None of the most recent variants is particularly innovative or clever in its social engineering efforts or infection methods. Many versions of the Bagle virus actually make it difficult for users to infect machines by requiring them not only to open an attachment but also to enter a password to launch the malware.
And no individual member of the Bagle family—which now comprises 35 variants—can lay claim to being much more than a footnote in the annals of worms and viruses. However, taken as a whole, the Bagle clan may have infected more PCs than any other virus group.
This has proved to be a source of endless vexation for virus researchers, who cant find any reason for Bagles continued success.
“Theres nothing particularly new. There are some incremental improvements in some of the variants,” said Sam Curry, vice president in the eTrust division at Computer Associates International Inc., based in Islandia, N.Y. “Its almost like an application before and after its gone through the QA [quality assurance] process in a normal development process. The grammar is cleaner; the compiled file is smaller.”
The latest batch of Bagles began arriving July 15 with Bagle.AF, and three more variants had appeared by July 19. All the worms had the familiar characteristics of typical mass mailers, and some contained password-protected Zip files. The subject lines and names on the attachments are random and sometimes nonsensical, making it all the more stupefying that thousands of people open the infected files.
Many virus researchers have said for months that the respective authors of the Bagle and Netsky worms are competing against one another for attention and notoriety.
Earlier this year, the people or groups responsible for the Netsky and Bagle worms began a short but intense war of words and variants.

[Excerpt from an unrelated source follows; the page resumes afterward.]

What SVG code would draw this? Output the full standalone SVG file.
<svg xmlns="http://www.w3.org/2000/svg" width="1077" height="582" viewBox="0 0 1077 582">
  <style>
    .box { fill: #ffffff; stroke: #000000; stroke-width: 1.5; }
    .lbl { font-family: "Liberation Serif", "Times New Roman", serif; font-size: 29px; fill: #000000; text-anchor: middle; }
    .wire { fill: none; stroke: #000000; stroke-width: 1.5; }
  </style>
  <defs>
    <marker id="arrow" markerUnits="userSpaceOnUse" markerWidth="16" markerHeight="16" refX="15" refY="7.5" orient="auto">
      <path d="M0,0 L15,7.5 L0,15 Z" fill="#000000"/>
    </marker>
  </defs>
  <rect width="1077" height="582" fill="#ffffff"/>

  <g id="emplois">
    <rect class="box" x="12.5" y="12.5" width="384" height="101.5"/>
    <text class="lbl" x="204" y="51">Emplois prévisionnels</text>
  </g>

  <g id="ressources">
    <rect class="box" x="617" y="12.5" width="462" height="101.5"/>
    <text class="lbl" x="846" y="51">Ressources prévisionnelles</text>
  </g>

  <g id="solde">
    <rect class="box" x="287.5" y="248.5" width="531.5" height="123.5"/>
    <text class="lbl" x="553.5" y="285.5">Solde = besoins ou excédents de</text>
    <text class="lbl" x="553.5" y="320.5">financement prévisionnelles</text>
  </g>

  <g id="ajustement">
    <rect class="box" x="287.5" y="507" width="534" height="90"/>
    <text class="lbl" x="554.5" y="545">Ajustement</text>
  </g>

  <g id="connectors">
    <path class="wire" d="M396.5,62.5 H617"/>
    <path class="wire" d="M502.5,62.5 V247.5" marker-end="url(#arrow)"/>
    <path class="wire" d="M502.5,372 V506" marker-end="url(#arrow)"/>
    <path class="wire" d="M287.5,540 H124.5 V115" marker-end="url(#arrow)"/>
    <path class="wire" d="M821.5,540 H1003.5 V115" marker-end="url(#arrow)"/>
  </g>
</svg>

The two sides took shots at each other through messages tucked into the code of their creations, denigrating their rivals coding skills and bragging about their own expertise.
In the span of about a week, several new variants of both Netsky and Bagle appeared, and virus experts worried that the escalating hostilities between the two sides would lead to massive infections across the Internet.
While many of the variants were, in fact, successful in spreading fairly widely, none reached epidemic proportions, and the dispute soon disappeared, as did both Netsky and Bagle, until recently.
“Its a real ego game for these guys,” Curry said. “Its a twisted sort of human behavior, but it can be handled. Its up to the security providers to find better ways to prevent these things.”